• **Your objective**
All lines from the top of the records below through the line holding "2.9, 47.8, 65.7]", and only those, should be printed exactly, minus the pictures.

• **Provided information**
----------------------------------------

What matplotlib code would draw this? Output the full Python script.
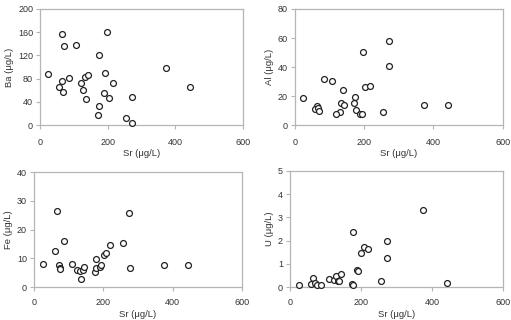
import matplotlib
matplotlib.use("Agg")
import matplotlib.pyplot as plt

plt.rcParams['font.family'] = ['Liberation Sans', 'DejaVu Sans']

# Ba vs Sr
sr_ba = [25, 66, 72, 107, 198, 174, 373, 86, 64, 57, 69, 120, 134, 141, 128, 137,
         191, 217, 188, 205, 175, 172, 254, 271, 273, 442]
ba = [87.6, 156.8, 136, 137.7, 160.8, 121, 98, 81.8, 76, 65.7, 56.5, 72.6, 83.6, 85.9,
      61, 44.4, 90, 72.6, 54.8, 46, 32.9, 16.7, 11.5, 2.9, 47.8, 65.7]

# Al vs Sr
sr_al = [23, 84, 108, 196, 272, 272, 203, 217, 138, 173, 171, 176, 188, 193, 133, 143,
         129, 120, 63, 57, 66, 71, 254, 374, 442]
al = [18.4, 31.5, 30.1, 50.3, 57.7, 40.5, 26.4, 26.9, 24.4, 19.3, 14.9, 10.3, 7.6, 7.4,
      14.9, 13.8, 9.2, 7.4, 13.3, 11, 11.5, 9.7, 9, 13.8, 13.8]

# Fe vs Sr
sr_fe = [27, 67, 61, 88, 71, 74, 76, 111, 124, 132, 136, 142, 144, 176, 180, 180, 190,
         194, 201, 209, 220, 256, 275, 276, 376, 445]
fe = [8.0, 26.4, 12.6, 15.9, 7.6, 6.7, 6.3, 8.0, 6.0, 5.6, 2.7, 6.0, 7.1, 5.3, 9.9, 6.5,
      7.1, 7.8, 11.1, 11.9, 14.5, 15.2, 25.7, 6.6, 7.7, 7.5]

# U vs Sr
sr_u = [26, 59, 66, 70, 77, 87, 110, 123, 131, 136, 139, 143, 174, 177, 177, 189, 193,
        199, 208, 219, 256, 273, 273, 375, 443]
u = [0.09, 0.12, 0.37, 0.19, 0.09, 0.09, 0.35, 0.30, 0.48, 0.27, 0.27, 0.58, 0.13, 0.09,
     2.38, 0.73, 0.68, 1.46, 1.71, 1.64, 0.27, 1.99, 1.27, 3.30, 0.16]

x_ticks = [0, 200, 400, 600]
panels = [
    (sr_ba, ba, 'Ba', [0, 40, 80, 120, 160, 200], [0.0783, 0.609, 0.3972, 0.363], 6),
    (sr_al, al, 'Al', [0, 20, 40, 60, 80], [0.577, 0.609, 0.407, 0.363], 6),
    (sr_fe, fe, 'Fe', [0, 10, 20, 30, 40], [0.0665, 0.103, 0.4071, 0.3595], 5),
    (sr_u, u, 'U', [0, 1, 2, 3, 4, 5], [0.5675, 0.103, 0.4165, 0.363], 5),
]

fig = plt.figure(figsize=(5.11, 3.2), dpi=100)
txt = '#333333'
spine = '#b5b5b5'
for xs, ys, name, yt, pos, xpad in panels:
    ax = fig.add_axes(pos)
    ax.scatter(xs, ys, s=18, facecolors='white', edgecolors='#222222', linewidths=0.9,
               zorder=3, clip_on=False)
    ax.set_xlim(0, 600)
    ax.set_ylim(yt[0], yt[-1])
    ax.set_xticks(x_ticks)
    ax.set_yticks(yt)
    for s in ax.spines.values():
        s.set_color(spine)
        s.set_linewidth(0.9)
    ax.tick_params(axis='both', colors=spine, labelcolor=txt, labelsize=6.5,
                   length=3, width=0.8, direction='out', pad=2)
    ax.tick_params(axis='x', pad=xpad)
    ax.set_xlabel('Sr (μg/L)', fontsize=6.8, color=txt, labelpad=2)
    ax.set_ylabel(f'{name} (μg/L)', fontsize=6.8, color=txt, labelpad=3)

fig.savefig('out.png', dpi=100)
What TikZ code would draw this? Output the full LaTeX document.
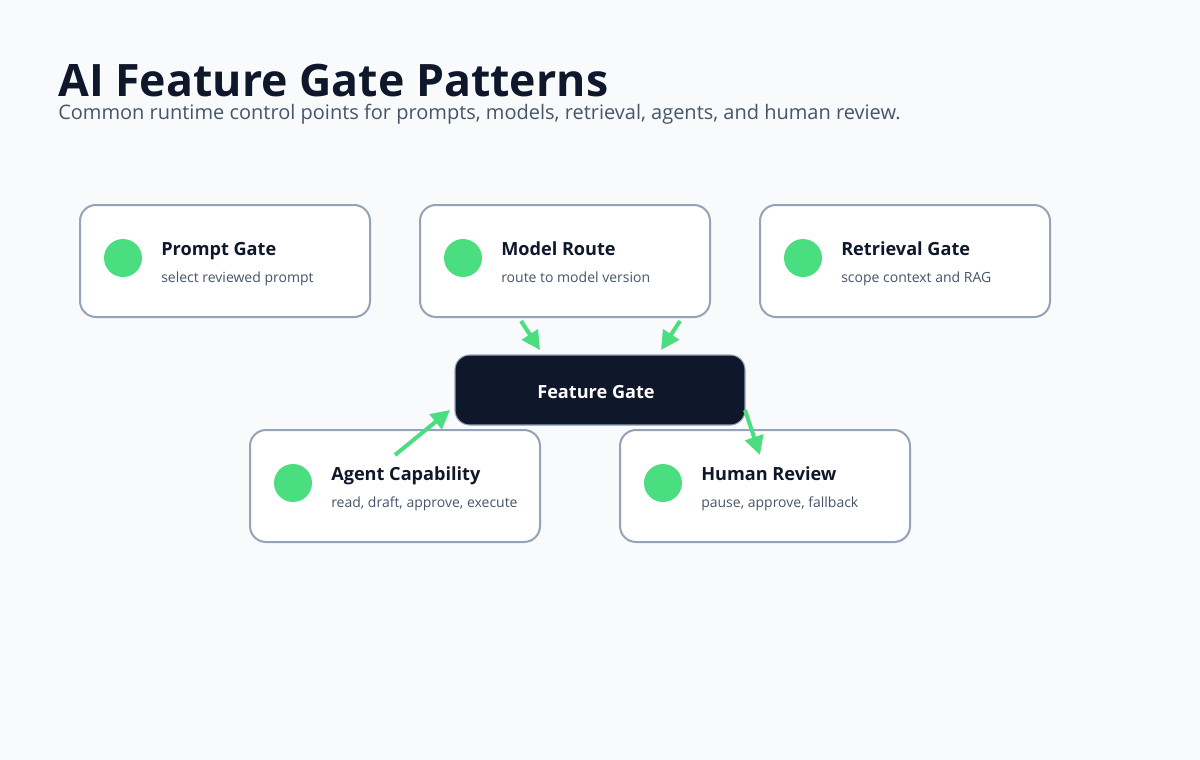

----------------------------------------

• **The solution**
What matplotlib code would draw this? Output the full Python script.
import matplotlib
matplotlib.use("Agg")
import matplotlib.pyplot as plt

plt.rcParams['font.family'] = ['Liberation Sans', 'DejaVu Sans']

# Ba vs Sr
sr_ba = [25, 66, 72, 107, 198, 174, 373, 86, 64, 57, 69, 120, 134, 141, 128, 137,
         191, 217, 188, 205, 175, 172, 254, 271, 273, 442]
ba = [87.6, 156.8, 136, 137.7, 160.8, 121, 98, 81.8, 76, 65.7, 56.5, 72.6, 83.6, 85.9,
      61, 44.4, 90, 72.6, 54.8, 46, 32.9, 16.7, 11.5, 2.9, 47.8, 65.7]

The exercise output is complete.